• [Rows]
-- start --

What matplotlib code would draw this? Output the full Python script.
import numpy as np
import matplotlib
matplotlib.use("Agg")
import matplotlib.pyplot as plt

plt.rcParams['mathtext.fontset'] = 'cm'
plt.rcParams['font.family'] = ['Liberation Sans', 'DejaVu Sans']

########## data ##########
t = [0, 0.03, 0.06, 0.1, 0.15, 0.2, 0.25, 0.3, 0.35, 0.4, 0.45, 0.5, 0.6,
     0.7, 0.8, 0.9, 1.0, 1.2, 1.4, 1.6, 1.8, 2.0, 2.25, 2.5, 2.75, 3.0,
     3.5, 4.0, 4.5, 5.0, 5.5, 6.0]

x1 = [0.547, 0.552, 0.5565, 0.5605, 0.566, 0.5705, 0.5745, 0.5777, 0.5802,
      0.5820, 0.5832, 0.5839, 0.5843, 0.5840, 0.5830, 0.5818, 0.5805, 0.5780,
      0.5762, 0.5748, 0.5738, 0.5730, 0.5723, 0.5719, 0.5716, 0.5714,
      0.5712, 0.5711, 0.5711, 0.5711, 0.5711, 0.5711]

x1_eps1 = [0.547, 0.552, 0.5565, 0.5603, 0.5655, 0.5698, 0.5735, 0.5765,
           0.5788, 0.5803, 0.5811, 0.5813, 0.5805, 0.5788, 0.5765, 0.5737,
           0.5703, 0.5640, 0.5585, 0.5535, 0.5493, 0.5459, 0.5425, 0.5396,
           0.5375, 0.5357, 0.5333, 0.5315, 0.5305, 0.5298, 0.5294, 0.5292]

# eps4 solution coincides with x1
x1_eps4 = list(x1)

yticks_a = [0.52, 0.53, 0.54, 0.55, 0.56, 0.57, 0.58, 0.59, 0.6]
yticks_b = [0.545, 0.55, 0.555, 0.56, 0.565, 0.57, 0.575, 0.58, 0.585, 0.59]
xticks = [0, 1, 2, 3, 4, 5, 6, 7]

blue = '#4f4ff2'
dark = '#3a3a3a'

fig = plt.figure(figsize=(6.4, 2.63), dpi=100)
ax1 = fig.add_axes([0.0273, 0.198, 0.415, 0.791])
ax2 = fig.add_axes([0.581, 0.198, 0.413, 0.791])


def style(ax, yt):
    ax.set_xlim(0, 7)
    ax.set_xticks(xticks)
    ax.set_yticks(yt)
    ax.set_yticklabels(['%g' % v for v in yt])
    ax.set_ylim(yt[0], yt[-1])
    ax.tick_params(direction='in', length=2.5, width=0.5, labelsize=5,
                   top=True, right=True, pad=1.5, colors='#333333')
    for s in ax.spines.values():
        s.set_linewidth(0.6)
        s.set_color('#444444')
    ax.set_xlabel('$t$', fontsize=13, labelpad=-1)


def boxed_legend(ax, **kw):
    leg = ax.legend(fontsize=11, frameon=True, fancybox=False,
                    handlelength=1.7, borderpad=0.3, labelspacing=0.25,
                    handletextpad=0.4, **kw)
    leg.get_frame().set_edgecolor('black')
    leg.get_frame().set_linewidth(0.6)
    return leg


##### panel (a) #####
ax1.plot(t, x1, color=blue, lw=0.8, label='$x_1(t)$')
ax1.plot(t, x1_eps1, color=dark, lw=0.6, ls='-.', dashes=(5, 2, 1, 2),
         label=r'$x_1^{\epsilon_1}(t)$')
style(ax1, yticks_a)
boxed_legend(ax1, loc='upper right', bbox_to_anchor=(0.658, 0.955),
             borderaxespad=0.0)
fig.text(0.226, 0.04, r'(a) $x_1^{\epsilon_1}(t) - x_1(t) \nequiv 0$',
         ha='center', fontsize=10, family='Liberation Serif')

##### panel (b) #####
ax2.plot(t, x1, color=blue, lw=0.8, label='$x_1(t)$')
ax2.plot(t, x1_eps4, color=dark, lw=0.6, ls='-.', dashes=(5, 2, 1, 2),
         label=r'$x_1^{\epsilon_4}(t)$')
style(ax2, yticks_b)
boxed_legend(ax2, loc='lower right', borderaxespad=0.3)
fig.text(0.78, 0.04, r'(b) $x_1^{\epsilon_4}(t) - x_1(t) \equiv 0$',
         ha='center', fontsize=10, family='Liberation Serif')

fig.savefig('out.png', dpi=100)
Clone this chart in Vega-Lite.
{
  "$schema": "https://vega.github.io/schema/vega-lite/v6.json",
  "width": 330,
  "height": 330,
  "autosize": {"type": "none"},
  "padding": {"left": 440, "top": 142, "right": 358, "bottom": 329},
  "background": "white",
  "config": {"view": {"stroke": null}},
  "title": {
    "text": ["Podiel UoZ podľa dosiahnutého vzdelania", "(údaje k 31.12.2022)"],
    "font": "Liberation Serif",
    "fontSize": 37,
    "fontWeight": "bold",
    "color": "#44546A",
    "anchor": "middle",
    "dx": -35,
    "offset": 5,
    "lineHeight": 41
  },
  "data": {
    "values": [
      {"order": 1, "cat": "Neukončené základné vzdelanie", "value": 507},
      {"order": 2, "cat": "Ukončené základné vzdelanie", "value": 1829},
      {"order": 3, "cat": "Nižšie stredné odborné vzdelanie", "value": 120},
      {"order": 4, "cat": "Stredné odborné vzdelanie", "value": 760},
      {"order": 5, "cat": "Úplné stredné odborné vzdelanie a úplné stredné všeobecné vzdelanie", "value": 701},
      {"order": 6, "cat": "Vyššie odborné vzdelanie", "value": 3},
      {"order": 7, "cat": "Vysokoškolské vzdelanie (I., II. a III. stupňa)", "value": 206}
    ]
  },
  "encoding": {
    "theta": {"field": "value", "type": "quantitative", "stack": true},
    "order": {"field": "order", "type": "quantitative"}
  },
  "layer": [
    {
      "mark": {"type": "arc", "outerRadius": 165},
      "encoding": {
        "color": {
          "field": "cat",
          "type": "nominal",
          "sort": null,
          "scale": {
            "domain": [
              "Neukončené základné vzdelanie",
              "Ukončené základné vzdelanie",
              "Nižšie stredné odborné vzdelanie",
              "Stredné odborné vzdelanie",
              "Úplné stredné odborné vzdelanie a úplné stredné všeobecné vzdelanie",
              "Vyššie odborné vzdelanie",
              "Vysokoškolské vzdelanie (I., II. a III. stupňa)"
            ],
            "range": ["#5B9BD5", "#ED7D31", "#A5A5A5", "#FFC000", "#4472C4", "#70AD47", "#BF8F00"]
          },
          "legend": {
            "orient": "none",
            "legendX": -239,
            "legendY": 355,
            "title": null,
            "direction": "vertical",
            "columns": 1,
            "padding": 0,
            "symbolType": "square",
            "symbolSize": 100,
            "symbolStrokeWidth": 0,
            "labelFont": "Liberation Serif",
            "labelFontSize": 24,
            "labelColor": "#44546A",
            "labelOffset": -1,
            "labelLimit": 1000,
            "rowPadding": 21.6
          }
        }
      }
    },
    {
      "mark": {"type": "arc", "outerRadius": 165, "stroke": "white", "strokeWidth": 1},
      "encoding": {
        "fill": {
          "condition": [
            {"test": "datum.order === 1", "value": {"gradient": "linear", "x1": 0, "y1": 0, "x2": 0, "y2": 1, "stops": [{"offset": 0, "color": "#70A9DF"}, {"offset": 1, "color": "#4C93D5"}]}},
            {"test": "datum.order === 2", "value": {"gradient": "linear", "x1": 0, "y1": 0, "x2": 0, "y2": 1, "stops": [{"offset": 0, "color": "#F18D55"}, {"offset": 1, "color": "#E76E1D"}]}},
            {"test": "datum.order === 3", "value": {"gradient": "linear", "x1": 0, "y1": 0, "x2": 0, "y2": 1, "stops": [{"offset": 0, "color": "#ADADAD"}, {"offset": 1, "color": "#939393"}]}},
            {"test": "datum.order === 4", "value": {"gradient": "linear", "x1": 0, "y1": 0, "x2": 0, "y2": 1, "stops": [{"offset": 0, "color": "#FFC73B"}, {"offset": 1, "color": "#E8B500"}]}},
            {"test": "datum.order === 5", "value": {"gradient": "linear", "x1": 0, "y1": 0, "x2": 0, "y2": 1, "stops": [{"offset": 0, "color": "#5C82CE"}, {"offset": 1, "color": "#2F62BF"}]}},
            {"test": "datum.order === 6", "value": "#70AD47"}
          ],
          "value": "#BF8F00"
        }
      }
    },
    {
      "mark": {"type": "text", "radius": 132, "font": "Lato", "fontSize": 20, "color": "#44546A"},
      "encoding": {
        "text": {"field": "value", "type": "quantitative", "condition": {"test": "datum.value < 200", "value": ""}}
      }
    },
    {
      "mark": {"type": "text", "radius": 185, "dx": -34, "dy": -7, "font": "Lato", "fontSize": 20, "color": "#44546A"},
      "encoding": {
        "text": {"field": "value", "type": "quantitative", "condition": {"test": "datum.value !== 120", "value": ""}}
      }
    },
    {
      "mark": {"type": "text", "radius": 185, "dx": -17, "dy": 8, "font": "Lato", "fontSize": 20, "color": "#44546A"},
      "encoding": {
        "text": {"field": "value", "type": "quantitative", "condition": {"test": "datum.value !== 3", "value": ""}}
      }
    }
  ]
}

-- end --
-- start --

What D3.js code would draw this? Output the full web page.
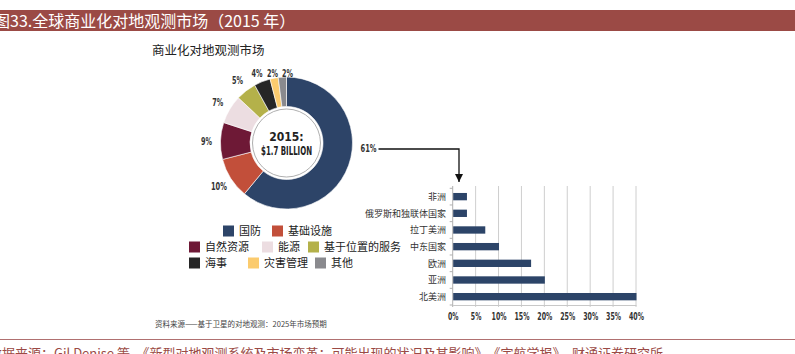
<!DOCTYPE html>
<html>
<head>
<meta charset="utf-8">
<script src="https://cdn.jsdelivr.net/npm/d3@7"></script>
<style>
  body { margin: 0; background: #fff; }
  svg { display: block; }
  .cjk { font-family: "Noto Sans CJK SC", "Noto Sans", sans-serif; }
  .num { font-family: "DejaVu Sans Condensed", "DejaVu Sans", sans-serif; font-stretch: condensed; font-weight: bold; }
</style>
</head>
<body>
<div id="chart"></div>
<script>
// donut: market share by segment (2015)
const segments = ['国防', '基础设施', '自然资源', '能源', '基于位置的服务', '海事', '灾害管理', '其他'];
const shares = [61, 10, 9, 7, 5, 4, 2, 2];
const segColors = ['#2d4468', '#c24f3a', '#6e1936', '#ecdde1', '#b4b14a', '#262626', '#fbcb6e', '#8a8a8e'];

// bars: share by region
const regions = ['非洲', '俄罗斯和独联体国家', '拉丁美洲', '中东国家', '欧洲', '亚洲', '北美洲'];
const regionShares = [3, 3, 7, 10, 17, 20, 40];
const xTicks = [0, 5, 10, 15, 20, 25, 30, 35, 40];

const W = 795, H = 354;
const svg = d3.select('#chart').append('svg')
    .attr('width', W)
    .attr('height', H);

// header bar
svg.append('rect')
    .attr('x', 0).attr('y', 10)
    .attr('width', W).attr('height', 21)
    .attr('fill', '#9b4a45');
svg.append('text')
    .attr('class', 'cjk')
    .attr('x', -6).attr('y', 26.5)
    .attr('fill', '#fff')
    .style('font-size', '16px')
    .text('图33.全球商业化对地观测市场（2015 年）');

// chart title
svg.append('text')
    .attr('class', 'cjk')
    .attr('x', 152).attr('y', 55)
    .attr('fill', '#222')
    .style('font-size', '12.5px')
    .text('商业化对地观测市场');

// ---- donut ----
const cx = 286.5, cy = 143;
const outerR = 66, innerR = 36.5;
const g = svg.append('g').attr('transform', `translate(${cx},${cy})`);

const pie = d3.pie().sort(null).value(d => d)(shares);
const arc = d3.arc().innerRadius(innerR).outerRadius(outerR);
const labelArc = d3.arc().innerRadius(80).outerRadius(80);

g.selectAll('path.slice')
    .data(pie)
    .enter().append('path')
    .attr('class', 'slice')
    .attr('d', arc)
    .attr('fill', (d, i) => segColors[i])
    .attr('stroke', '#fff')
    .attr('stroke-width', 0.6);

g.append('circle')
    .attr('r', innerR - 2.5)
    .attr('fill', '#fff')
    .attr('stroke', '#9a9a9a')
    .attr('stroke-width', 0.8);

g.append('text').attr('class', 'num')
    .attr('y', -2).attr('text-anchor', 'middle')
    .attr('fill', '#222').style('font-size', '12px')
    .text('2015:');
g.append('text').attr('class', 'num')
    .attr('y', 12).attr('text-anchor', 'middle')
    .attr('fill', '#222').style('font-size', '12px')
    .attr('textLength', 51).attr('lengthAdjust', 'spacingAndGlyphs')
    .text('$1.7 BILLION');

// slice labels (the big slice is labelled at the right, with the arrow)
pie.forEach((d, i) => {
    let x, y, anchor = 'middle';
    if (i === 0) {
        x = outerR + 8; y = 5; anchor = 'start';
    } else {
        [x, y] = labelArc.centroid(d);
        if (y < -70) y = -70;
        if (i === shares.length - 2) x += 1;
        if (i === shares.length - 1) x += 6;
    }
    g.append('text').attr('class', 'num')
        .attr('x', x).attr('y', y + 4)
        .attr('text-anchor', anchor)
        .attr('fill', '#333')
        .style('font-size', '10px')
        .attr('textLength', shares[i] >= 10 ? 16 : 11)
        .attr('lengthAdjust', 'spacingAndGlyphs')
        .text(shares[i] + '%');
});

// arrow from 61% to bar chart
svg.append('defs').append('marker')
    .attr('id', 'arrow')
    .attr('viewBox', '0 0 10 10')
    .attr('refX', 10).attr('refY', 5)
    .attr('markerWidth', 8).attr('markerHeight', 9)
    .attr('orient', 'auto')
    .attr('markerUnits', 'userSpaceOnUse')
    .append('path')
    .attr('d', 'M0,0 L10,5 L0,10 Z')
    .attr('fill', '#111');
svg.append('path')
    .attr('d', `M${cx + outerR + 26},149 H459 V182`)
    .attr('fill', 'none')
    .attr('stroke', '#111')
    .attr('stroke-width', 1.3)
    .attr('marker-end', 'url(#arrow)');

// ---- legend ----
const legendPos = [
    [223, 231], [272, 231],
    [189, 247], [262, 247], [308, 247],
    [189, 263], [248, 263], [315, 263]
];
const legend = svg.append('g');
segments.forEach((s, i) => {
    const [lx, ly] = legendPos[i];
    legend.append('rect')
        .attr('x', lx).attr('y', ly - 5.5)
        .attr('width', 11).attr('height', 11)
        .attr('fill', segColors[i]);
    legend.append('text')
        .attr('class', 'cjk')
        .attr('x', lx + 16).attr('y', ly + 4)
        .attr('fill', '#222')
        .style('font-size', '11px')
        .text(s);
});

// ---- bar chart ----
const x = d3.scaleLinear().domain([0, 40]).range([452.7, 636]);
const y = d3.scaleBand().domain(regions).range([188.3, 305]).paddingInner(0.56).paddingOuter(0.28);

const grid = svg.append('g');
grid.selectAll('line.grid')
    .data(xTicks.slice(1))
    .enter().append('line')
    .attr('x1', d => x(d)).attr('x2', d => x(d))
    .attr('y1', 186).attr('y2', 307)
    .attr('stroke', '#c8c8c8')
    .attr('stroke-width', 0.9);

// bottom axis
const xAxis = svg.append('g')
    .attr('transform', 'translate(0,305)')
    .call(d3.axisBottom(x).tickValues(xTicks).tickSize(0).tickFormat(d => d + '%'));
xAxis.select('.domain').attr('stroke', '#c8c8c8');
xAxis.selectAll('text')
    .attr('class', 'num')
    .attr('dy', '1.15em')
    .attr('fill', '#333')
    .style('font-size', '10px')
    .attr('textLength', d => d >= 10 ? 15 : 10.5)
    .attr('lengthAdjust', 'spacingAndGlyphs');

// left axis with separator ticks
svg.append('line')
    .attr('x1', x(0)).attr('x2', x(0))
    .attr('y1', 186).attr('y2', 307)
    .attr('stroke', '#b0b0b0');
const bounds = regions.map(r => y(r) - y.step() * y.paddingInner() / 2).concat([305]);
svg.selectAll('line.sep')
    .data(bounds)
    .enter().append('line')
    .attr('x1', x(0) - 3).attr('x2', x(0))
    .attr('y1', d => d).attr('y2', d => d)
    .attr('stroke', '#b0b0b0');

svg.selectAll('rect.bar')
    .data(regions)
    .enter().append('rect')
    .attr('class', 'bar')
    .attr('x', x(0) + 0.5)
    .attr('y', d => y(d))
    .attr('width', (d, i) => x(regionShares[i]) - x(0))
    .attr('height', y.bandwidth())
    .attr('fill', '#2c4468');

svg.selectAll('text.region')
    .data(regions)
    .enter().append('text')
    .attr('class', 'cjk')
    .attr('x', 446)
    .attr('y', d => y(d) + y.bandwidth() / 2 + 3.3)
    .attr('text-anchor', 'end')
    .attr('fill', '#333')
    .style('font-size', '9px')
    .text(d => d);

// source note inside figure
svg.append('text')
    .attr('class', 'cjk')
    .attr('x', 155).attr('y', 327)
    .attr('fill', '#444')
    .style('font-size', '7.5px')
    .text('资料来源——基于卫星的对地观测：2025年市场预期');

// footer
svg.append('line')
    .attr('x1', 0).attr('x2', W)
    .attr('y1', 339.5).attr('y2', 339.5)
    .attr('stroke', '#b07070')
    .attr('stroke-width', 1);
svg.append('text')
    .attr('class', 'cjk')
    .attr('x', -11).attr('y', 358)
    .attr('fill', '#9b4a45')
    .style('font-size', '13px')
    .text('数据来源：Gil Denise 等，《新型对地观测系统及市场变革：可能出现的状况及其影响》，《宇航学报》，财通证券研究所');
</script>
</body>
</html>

-- end --
-- start --

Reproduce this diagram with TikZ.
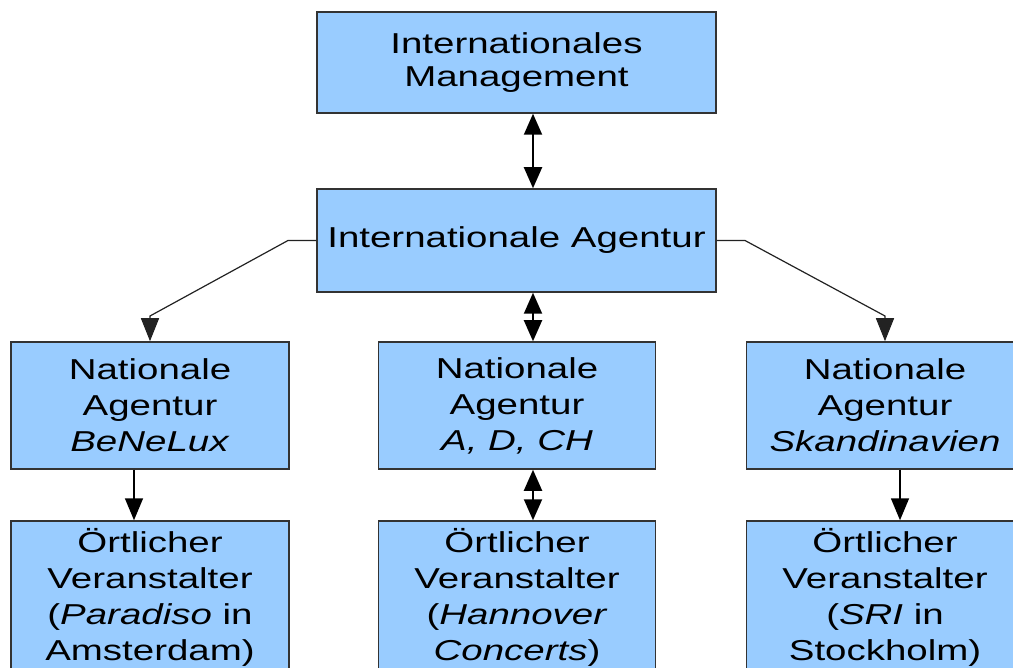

-- end --

• [What you need to do]
In the listing above, find the line with "What matplotlib code" and the line with "import matplotlib.pyplot as plt". Output those two lines and every line between them, exactly as written.

• [Final answer]
What matplotlib code would draw this? Output the full Python script.
import numpy as np
import matplotlib
matplotlib.use("Agg")
import matplotlib.pyplot as plt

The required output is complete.